**YOUR OBJECTIVE:** Please write the listing below out again exactly, leaving every picture behind.
>>>>
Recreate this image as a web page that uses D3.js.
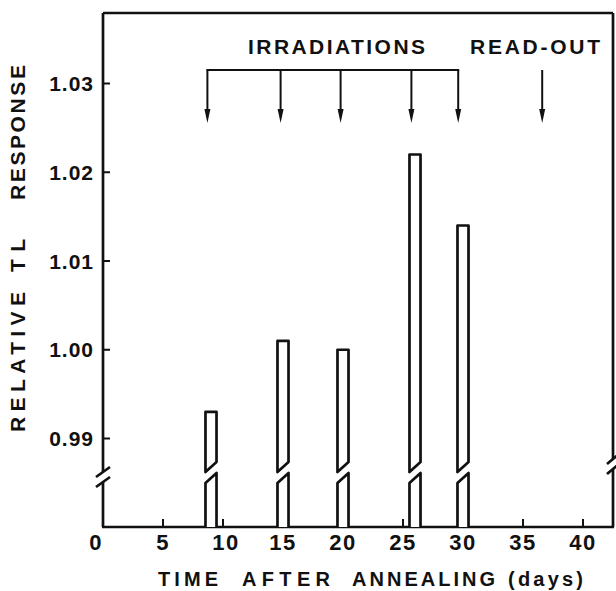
<!DOCTYPE html>
<html>
<head>
<meta charset="utf-8">
<script src="https://cdn.jsdelivr.net/npm/d3@7"></script>
<style>
  html, body { margin: 0; padding: 0; background: #fff; }
  svg { display: block; }
  text { font-family: "Liberation Sans", Arial, Helvetica, sans-serif; font-weight: bold; fill: #111; }
</style>
</head>
<body>
<svg id="chart" width="616" height="591"></svg>
<script>
// ---- data ----
const barDays = [9, 15, 20, 26, 30];
const barValues = [0.993, 1.001, 1.000, 1.022, 1.014];
const irradiationDays = [8.7, 14.8, 19.8, 25.7, 29.6];
const readoutDays = [36.6];
const xTicks = [0, 5, 10, 15, 20, 25, 30, 35, 40];
const yTicks = [0.99, 1.00, 1.01, 1.02, 1.03];
const yTickLabels = ["0.99", "1.00", "1.01", "1.02", "1.03"];

(function () {
// ---- layout ----
const svg = d3.select("#chart");
const pLeft = 103, pRight = 613, pTop = 13, pBottom = 527;
const x = d3.scaleLinear().domain([0, 42.5]).range([pLeft, pRight]);
const y = d3.scaleLinear().domain([0.99, 1.03]).range([438.5, 83.5]);
const ink = "#111";
const lw = 2.7;

// frame: top line
svg.append("line").attr("x1", pLeft).attr("x2", pRight).attr("y1", pTop).attr("y2", pTop)
  .attr("stroke", ink).attr("stroke-width", lw);

// left axis with break
const lb1 = 472, lb2 = 482;
svg.append("path").attr("d", `M${pLeft},${pTop} L${pLeft},${lb1}`).attr("stroke", ink).attr("stroke-width", lw).attr("fill", "none");
svg.append("path").attr("d", `M${pLeft},${lb2} L${pLeft},${pBottom}`).attr("stroke", ink).attr("stroke-width", lw).attr("fill", "none");
[lb1, lb2].forEach(c => {
  svg.append("line").attr("x1", pLeft - 7).attr("y1", c + 5).attr("x2", pLeft + 7).attr("y2", c - 5)
    .attr("stroke", ink).attr("stroke-width", lw);
});

// right axis with break
const rb1 = 459, rb2 = 469;
svg.append("path").attr("d", `M${pRight},${pTop} L${pRight},${rb1}`).attr("stroke", ink).attr("stroke-width", lw).attr("fill", "none");
svg.append("path").attr("d", `M${pRight},${rb2} L${pRight},${pBottom}`).attr("stroke", ink).attr("stroke-width", lw).attr("fill", "none");
[rb1, rb2].forEach(c => {
  svg.append("line").attr("x1", pRight - 6).attr("y1", c + 5).attr("x2", pRight + 6).attr("y2", c - 5)
    .attr("stroke", ink).attr("stroke-width", lw);
});

// bottom axis
svg.append("line").attr("x1", pLeft - 1).attr("x2", pRight + 1).attr("y1", pBottom).attr("y2", pBottom)
  .attr("stroke", ink).attr("stroke-width", lw);

// x ticks (inward) and labels
const xg = svg.append("g");
xg.selectAll("line").data(xTicks.filter(d => d > 0)).join("line")
  .attr("x1", d => x(d)).attr("x2", d => x(d))
  .attr("y1", pBottom).attr("y2", pBottom - 8)
  .attr("stroke", ink).attr("stroke-width", 2);
xg.selectAll("text").data(xTicks).join("text")
  .attr("x", d => x(d) + (d === 0 ? -7 : (d === 10 ? 3 : 0)))
  .attr("y", 550)
  .attr("text-anchor", "middle")
  .attr("font-size", 22)
  .attr("letter-spacing", 1.5)
  .text(d => d);

// y ticks (inward) and labels
const yg = svg.append("g");
yg.selectAll("line").data(yTicks).join("line")
  .attr("x1", pLeft).attr("x2", pLeft + 7)
  .attr("y1", d => y(d)).attr("y2", d => y(d))
  .attr("stroke", ink).attr("stroke-width", 2);
yg.selectAll("text").data(yTicks).join("text")
  .attr("x", 94)
  .attr("y", d => y(d))
  .attr("dy", "0.36em")
  .attr("text-anchor", "end")
  .attr("font-size", 21)
  .attr("letter-spacing", 1)
  .text((d, i) => yTickLabels[i]);

// bars with break
const bw = 0.92;
const ub = 467, lbTop = 478;
const bars = svg.append("g");
barDays.forEach((d, i) => {
  const xl = x(d - bw / 2), xr = x(d + bw / 2);
  const yt = y(barValues[i]);
  bars.append("path")
    .attr("d", `M${xl},${ub + 5} L${xl},${yt} L${xr},${yt} L${xr},${ub - 5} Z`)
    .attr("fill", "#fff").attr("stroke", ink).attr("stroke-width", lw).attr("stroke-linejoin", "round");
  bars.append("path")
    .attr("d", `M${xl},${pBottom} L${xl},${lbTop + 5} L${xr},${lbTop - 5} L${xr},${pBottom}`)
    .attr("fill", "#fff").attr("stroke", ink).attr("stroke-width", lw).attr("stroke-linejoin", "round");
});

// arrows
const arrowTop = 70, arrowTip = 123, headLen = 14, headHalf = 3;
function arrow(g, xd) {
  const xp = x(xd);
  g.append("line").attr("x1", xp).attr("x2", xp).attr("y1", arrowTop).attr("y2", arrowTip - headLen + 2)
    .attr("stroke", ink).attr("stroke-width", 2);
  g.append("path")
    .attr("d", `M${xp - headHalf},${arrowTip - headLen} L${xp + headHalf},${arrowTip - headLen} L${xp},${arrowTip} Z`)
    .attr("fill", ink);
}
const ag = svg.append("g");
ag.append("line")
  .attr("x1", x(d3.min(irradiationDays)) - 1).attr("x2", x(d3.max(irradiationDays)) + 1)
  .attr("y1", arrowTop).attr("y2", arrowTop)
  .attr("stroke", ink).attr("stroke-width", 2);
irradiationDays.forEach(d => arrow(ag, d));
readoutDays.forEach(d => arrow(ag, d));

// annotations
svg.append("text").attr("x", 248).attr("y", 54).attr("font-size", 21)
  .attr("textLength", 177).attr("lengthAdjust", "spacing").text("IRRADIATIONS");
svg.append("text").attr("x", 470).attr("y", 54).attr("font-size", 21)
  .attr("textLength", 130).attr("lengthAdjust", "spacing").text("READ-OUT");

// x-axis title
const xTitleWords = [["TIME", 158, 60], ["AFTER", 242, 88], ["ANNEALING", 352, 143], ["(days)", 508, 75]];
xTitleWords.forEach(([w, xs, len]) => {
  svg.append("text").attr("x", xs).attr("y", 586).attr("font-size", 20)
    .attr("textLength", len).attr("lengthAdjust", "spacing").text(w);
});

// y-axis title (rotated)
const yTitleWords = [["RELATIVE", 432, 140], ["TL", 272, 33], ["RESPONSE", 200, 135]];
yTitleWords.forEach(([w, ys, len]) => {
  svg.append("text").attr("transform", `translate(25,${ys}) rotate(-90)`)
    .attr("font-size", 21).attr("textLength", len).attr("lengthAdjust", "spacing").text(w);
});
})();
</script>
</body>
</html>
<<<<
**WRITTEN RESPONSE:**
Recreate this image as a web page that uses D3.js.
<!DOCTYPE html>
<html>
<head>
<meta charset="utf-8">
<script src="https://cdn.jsdelivr.net/npm/d3@7"></script>
<style>
  html, body { margin: 0; padding: 0; background: #fff; }
  svg { display: block; }
  text { font-family: "Liberation Sans", Arial, Helvetica, sans-serif; font-weight: bold; fill: #111; }
</style>
</head>
<body>
<svg id="chart" width="616" height="591"></svg>
<script>
// ---- data ----
const barDays = [9, 15, 20, 26, 30];
const barValues = [0.993, 1.001, 1.000, 1.022, 1.014];
const irradiationDays = [8.7, 14.8, 19.8, 25.7, 29.6];
const readoutDays = [36.6];
const xTicks = [0, 5, 10, 15, 20, 25, 30, 35, 40];
const yTicks = [0.99, 1.00, 1.01, 1.02, 1.03];
const yTickLabels = ["0.99", "1.00", "1.01", "1.02", "1.03"];

(function () {
// ---- layout ----
const svg = d3.select("#chart");
const pLeft = 103, pRight = 613, pTop = 13, pBottom = 527;
const x = d3.scaleLinear().domain([0, 42.5]).range([pLeft, pRight]);
const y = d3.scaleLinear().domain([0.99, 1.03]).range([438.5, 83.5]);
const ink = "#111";
const lw = 2.7;

// frame: top line
svg.append("line").attr("x1", pLeft).attr("x2", pRight).attr("y1", pTop).attr("y2", pTop)
  .attr("stroke", ink).attr("stroke-width", lw);

// left axis with break
const lb1 = 472, lb2 = 482;
svg.append("path").attr("d", `M${pLeft},${pTop} L${pLeft},${lb1}`).attr("stroke", ink).attr("stroke-width", lw).attr("fill", "none");
svg.append("path").attr("d", `M${pLeft},${lb2} L${pLeft},${pBottom}`).attr("stroke", ink).attr("stroke-width", lw).attr("fill", "none");
[lb1, lb2].forEach(c => {
  svg.append("line").attr("x1", pLeft - 7).attr("y1", c + 5).attr("x2", pLeft + 7).attr("y2", c - 5)
    .attr("stroke", ink).attr("stroke-width", lw);
});

// right axis with break
const rb1 = 459, rb2 = 469;
svg.append("path").attr("d", `M${pRight},${pTop} L${pRight},${rb1}`).attr("stroke", ink).attr("stroke-width", lw).attr("fill", "none");
svg.append("path").attr("d", `M${pRight},${rb2} L${pRight},${pBottom}`).attr("stroke", ink).attr("stroke-width", lw).attr("fill", "none");
[rb1, rb2].forEach(c => {
  svg.append("line").attr("x1", pRight - 6).attr("y1", c + 5).attr("x2", pRight + 6).attr("y2", c - 5)
    .attr("stroke", ink).attr("stroke-width", lw);
});

// bottom axis
svg.append("line").attr("x1", pLeft - 1).attr("x2", pRight + 1).attr("y1", pBottom).attr("y2", pBottom)
  .attr("stroke", ink).attr("stroke-width", lw);

// x ticks (inward) and labels
const xg = svg.append("g");
xg.selectAll("line").data(xTicks.filter(d => d > 0)).join("line")
  .attr("x1", d => x(d)).attr("x2", d => x(d))
  .attr("y1", pBottom).attr("y2", pBottom - 8)
  .attr("stroke", ink).attr("stroke-width", 2);
xg.selectAll("text").data(xTicks).join("text")
  .attr("x", d => x(d) + (d === 0 ? -7 : (d === 10 ? 3 : 0)))
  .attr("y", 550)
  .attr("text-anchor", "middle")
  .attr("font-size", 22)
  .attr("letter-spacing", 1.5)
  .text(d => d);

// y ticks (inward) and labels
const yg = svg.append("g");
yg.selectAll("line").data(yTicks).join("line")
  .attr("x1", pLeft).attr("x2", pLeft + 7)
  .attr("y1", d => y(d)).attr("y2", d => y(d))
  .attr("stroke", ink).attr("stroke-width", 2);
yg.selectAll("text").data(yTicks).join("text")
  .attr("x", 94)
  .attr("y", d => y(d))
  .attr("dy", "0.36em")
  .attr("text-anchor", "end")
  .attr("font-size", 21)
  .attr("letter-spacing", 1)
  .text((d, i) => yTickLabels[i]);

// bars with break
const bw = 0.92;
const ub = 467, lbTop = 478;
const bars = svg.append("g");
barDays.forEach((d, i) => {
  const xl = x(d - bw / 2), xr = x(d + bw / 2);
  const yt = y(barValues[i]);
  bars.append("path")
    .attr("d", `M${xl},${ub + 5} L${xl},${yt} L${xr},${yt} L${xr},${ub - 5} Z`)
    .attr("fill", "#fff").attr("stroke", ink).attr("stroke-width", lw).attr("stroke-linejoin", "round");
  bars.append("path")
    .attr("d", `M${xl},${pBottom} L${xl},${lbTop + 5} L${xr},${lbTop - 5} L${xr},${pBottom}`)
    .attr("fill", "#fff").attr("stroke", ink).attr("stroke-width", lw).attr("stroke-linejoin", "round");
});

// arrows
const arrowTop = 70, arrowTip = 123, headLen = 14, headHalf = 3;
function arrow(g, xd) {
  const xp = x(xd);
  g.append("line").attr("x1", xp).attr("x2", xp).attr("y1", arrowTop).attr("y2", arrowTip - headLen + 2)
    .attr("stroke", ink).attr("stroke-width", 2);
  g.append("path")
    .attr("d", `M${xp - headHalf},${arrowTip - headLen} L${xp + headHalf},${arrowTip - headLen} L${xp},${arrowTip} Z`)
    .attr("fill", ink);
}
const ag = svg.append("g");
ag.append("line")
  .attr("x1", x(d3.min(irradiationDays)) - 1).attr("x2", x(d3.max(irradiationDays)) + 1)
  .attr("y1", arrowTop).attr("y2", arrowTop)
  .attr("stroke", ink).attr("stroke-width", 2);
irradiationDays.forEach(d => arrow(ag, d));
readoutDays.forEach(d => arrow(ag, d));

// annotations
svg.append("text").attr("x", 248).attr("y", 54).attr("font-size", 21)
  .attr("textLength", 177).attr("lengthAdjust", "spacing").text("IRRADIATIONS");
svg.append("text").attr("x", 470).attr("y", 54).attr("font-size", 21)
  .attr("textLength", 130).attr("lengthAdjust", "spacing").text("READ-OUT");

// x-axis title
const xTitleWords = [["TIME", 158, 60], ["AFTER", 242, 88], ["ANNEALING", 352, 143], ["(days)", 508, 75]];
xTitleWords.forEach(([w, xs, len]) => {
  svg.append("text").attr("x", xs).attr("y", 586).attr("font-size", 20)
    .attr("textLength", len).attr("lengthAdjust", "spacing").text(w);
});

// y-axis title (rotated)
const yTitleWords = [["RELATIVE", 432, 140], ["TL", 272, 33], ["RESPONSE", 200, 135]];
yTitleWords.forEach(([w, ys, len]) => {
  svg.append("text").attr("transform", `translate(25,${ys}) rotate(-90)`)
    .attr("font-size", 21).attr("textLength", len).attr("lengthAdjust", "spacing").text(w);
});
})();
</script>
</body>
</html>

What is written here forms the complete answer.